Writing for The New York Times, author Andrew Sean Greer called The Best of Me "the best thing Sedaris has ever written." He applauded the author's decision to craft a collection of personal stories about love and family, rather than a "rock-star journey" that included famous works like "Santaland Diaries." Greer further asserted that the book revealed Sedaris's growth, maturing from a writer who once found humor in cruelty into someone who could see it in the sorrow and happiness of growing old.

Heller McAlpin of The Christian Science Monitor also praised the work, similarly highlighting its progression from "outrageous, escalating rants of unhinged characters" into more personal material. Kirkus Reviews declared it "one of the funniest—and truest—books in recent memory" and commended Sedaris's stories for always including "a perfectly formed crystallization of our various embarrassments and discomforts".

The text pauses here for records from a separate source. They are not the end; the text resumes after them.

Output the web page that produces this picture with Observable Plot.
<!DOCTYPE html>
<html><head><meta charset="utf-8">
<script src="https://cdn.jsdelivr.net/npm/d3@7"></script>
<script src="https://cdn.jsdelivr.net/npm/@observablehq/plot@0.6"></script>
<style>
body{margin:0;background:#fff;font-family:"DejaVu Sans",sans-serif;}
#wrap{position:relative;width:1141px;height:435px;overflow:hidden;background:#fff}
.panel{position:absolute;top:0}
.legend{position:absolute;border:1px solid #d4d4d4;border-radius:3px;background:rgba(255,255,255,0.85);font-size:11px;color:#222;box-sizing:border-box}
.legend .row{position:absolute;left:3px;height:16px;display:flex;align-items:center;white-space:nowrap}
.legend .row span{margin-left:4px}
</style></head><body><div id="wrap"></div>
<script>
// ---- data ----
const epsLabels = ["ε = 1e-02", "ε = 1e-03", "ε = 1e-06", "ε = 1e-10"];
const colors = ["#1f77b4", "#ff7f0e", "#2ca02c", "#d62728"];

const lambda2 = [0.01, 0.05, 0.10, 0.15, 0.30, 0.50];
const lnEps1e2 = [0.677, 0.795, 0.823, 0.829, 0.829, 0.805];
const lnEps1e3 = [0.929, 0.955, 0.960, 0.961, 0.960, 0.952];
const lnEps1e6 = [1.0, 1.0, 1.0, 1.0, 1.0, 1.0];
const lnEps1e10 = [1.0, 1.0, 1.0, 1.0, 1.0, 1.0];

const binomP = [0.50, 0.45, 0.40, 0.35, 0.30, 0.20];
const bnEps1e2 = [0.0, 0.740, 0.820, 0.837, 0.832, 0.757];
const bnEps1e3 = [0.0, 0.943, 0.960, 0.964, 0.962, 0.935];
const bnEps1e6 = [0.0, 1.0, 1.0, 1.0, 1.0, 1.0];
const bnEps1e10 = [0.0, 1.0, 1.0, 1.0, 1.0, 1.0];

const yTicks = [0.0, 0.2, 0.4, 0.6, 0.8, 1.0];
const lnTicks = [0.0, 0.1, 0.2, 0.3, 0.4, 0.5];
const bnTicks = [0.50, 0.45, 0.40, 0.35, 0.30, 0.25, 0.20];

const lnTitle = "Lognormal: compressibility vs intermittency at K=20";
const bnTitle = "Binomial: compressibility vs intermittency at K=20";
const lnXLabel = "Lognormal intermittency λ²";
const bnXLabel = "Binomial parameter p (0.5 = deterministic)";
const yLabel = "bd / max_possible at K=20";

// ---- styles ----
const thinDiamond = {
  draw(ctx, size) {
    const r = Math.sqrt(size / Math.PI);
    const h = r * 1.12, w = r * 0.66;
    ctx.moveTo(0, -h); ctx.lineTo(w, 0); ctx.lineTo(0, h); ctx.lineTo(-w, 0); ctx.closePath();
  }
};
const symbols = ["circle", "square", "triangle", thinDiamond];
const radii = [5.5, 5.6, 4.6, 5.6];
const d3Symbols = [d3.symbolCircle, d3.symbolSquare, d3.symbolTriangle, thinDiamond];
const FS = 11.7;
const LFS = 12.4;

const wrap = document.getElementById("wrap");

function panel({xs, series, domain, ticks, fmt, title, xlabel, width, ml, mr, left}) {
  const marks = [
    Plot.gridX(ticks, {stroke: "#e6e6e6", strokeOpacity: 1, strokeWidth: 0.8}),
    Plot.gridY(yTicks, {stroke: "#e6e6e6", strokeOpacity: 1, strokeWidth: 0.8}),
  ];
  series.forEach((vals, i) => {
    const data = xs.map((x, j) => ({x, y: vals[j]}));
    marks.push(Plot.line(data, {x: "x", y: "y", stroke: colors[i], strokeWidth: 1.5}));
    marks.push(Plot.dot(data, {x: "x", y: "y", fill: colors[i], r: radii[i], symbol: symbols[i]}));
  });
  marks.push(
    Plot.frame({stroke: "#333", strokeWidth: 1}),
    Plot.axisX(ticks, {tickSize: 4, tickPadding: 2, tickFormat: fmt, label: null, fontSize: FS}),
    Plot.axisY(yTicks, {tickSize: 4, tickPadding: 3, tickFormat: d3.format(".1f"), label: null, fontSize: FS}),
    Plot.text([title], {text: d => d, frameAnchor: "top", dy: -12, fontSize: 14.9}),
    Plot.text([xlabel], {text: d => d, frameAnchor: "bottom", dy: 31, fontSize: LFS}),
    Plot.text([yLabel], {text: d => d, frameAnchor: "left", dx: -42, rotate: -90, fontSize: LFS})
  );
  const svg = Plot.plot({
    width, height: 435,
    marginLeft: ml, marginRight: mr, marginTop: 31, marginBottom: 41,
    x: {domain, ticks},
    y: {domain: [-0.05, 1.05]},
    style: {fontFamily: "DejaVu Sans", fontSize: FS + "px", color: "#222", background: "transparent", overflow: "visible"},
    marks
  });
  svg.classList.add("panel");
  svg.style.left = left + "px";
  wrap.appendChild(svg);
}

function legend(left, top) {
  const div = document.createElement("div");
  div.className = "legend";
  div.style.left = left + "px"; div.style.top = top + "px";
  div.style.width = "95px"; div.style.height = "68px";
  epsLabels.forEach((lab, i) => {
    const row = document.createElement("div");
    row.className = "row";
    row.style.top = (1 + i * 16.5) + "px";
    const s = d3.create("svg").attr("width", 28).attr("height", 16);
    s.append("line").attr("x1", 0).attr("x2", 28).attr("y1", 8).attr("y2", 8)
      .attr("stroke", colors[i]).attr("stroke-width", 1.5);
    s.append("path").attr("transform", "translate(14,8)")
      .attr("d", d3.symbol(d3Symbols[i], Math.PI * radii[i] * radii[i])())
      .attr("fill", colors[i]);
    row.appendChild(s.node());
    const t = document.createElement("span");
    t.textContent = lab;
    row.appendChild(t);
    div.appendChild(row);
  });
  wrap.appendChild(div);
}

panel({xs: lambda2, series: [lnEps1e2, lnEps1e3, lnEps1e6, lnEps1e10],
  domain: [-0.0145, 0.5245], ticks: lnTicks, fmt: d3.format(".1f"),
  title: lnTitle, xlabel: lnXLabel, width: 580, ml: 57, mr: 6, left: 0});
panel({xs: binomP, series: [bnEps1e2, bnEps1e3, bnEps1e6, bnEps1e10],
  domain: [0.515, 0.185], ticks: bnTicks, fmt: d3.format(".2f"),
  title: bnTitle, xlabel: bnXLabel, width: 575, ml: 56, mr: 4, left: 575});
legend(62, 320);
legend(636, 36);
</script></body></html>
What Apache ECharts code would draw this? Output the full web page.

Greer and McAlpin both recommended the work to new and old Sedaris readers alike, with Greer suggesting that "enough time has passed to find humor in the hardest parts of life" and McAlpin calling it "a terrific highlights reel". Kirkus Reviews additionally named it "a must-have for fans of the poet laureate of human foibles".

The Best of Mes cover art, by Jamie Keenan, was included in LitHub's "The 10 Best Book Covers of November" list, with writer Emily Temple finding it to be, like Sedaris himself, "erudite, irreverent, playful, and ever-so-slightly... threatening." She elaborated by visually comparing it to a ransom letter.